Given problem: Each line that follows is to be retyped exactly.
--- START ---
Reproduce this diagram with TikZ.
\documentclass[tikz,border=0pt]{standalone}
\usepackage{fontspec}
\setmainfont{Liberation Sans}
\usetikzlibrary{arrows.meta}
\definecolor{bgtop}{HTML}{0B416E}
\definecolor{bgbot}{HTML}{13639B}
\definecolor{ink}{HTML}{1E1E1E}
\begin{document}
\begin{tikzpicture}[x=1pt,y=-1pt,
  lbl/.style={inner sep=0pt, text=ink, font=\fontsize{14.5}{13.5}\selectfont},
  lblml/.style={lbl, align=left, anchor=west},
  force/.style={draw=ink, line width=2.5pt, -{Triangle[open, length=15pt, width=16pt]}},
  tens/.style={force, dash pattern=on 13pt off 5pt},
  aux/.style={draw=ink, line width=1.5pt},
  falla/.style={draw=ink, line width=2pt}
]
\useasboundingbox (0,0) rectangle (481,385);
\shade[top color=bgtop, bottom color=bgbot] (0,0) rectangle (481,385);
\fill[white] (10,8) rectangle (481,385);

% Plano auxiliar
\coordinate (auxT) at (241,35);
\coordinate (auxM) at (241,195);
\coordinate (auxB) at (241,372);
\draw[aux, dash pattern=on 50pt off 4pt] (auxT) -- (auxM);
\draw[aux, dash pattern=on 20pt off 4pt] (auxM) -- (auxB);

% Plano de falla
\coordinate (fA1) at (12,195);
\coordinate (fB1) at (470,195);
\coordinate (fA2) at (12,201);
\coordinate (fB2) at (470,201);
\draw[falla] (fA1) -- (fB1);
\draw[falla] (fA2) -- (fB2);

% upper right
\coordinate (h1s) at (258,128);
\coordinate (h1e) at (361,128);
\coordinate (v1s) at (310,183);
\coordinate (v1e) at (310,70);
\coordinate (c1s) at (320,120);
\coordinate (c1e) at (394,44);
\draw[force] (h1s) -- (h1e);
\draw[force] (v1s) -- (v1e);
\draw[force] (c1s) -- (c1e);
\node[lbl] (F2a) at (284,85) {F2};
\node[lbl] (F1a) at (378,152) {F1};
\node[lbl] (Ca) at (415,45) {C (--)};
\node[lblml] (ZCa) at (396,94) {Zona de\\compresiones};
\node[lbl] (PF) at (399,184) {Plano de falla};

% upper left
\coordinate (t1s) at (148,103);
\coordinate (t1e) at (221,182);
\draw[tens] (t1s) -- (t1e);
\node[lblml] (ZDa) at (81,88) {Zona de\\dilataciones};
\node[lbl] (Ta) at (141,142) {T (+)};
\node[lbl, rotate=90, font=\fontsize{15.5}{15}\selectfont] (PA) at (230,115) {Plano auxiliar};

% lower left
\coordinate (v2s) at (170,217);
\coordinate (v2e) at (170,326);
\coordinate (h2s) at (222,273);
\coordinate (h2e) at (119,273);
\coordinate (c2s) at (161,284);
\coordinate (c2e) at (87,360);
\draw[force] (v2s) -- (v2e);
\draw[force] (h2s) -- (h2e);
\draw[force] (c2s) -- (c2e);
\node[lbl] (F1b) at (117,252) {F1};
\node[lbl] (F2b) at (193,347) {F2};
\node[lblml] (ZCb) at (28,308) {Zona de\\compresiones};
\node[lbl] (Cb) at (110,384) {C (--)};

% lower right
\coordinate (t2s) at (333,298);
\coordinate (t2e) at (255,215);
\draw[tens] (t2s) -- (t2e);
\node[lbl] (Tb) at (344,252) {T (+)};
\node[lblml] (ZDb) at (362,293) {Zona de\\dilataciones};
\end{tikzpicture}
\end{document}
--- END ---
Answer for the task:
Reproduce this diagram with TikZ.
\documentclass[tikz,border=0pt]{standalone}
\usepackage{fontspec}
\setmainfont{Liberation Sans}
\usetikzlibrary{arrows.meta}
\definecolor{bgtop}{HTML}{0B416E}
\definecolor{bgbot}{HTML}{13639B}
\definecolor{ink}{HTML}{1E1E1E}
\begin{document}
\begin{tikzpicture}[x=1pt,y=-1pt,
  lbl/.style={inner sep=0pt, text=ink, font=\fontsize{14.5}{13.5}\selectfont},
  lblml/.style={lbl, align=left, anchor=west},
  force/.style={draw=ink, line width=2.5pt, -{Triangle[open, length=15pt, width=16pt]}},
  tens/.style={force, dash pattern=on 13pt off 5pt},
  aux/.style={draw=ink, line width=1.5pt},
  falla/.style={draw=ink, line width=2pt}
]
\useasboundingbox (0,0) rectangle (481,385);
\shade[top color=bgtop, bottom color=bgbot] (0,0) rectangle (481,385);
\fill[white] (10,8) rectangle (481,385);

% Plano auxiliar
\coordinate (auxT) at (241,35);
\coordinate (auxM) at (241,195);
\coordinate (auxB) at (241,372);
\draw[aux, dash pattern=on 50pt off 4pt] (auxT) -- (auxM);
\draw[aux, dash pattern=on 20pt off 4pt] (auxM) -- (auxB);

% Plano de falla
\coordinate (fA1) at (12,195);
\coordinate (fB1) at (470,195);
\coordinate (fA2) at (12,201);
\coordinate (fB2) at (470,201);
\draw[falla] (fA1) -- (fB1);
\draw[falla] (fA2) -- (fB2);

% upper right
\coordinate (h1s) at (258,128);
\coordinate (h1e) at (361,128);
\coordinate (v1s) at (310,183);
\coordinate (v1e) at (310,70);
\coordinate (c1s) at (320,120);
\coordinate (c1e) at (394,44);
\draw[force] (h1s) -- (h1e);
\draw[force] (v1s) -- (v1e);
\draw[force] (c1s) -- (c1e);
\node[lbl] (F2a) at (284,85) {F2};
\node[lbl] (F1a) at (378,152) {F1};
\node[lbl] (Ca) at (415,45) {C (--)};
\node[lblml] (ZCa) at (396,94) {Zona de\\compresiones};
\node[lbl] (PF) at (399,184) {Plano de falla};

% upper left
\coordinate (t1s) at (148,103);
\coordinate (t1e) at (221,182);
\draw[tens] (t1s) -- (t1e);
\node[lblml] (ZDa) at (81,88) {Zona de\\dilataciones};
\node[lbl] (Ta) at (141,142) {T (+)};
\node[lbl, rotate=90, font=\fontsize{15.5}{15}\selectfont] (PA) at (230,115) {Plano auxiliar};

% lower left
\coordinate (v2s) at (170,217);
\coordinate (v2e) at (170,326);
\coordinate (h2s) at (222,273);
\coordinate (h2e) at (119,273);
\coordinate (c2s) at (161,284);
\coordinate (c2e) at (87,360);
\draw[force] (v2s) -- (v2e);
\draw[force] (h2s) -- (h2e);
\draw[force] (c2s) -- (c2e);
\node[lbl] (F1b) at (117,252) {F1};
\node[lbl] (F2b) at (193,347) {F2};
\node[lblml] (ZCb) at (28,308) {Zona de\\compresiones};
\node[lbl] (Cb) at (110,384) {C (--)};

% lower right
\coordinate (t2s) at (333,298);
\coordinate (t2e) at (255,215);
\draw[tens] (t2s) -- (t2e);
\node[lbl] (Tb) at (344,252) {T (+)};
\node[lblml] (ZDb) at (362,293) {Zona de\\dilataciones};
\end{tikzpicture}
\end{document}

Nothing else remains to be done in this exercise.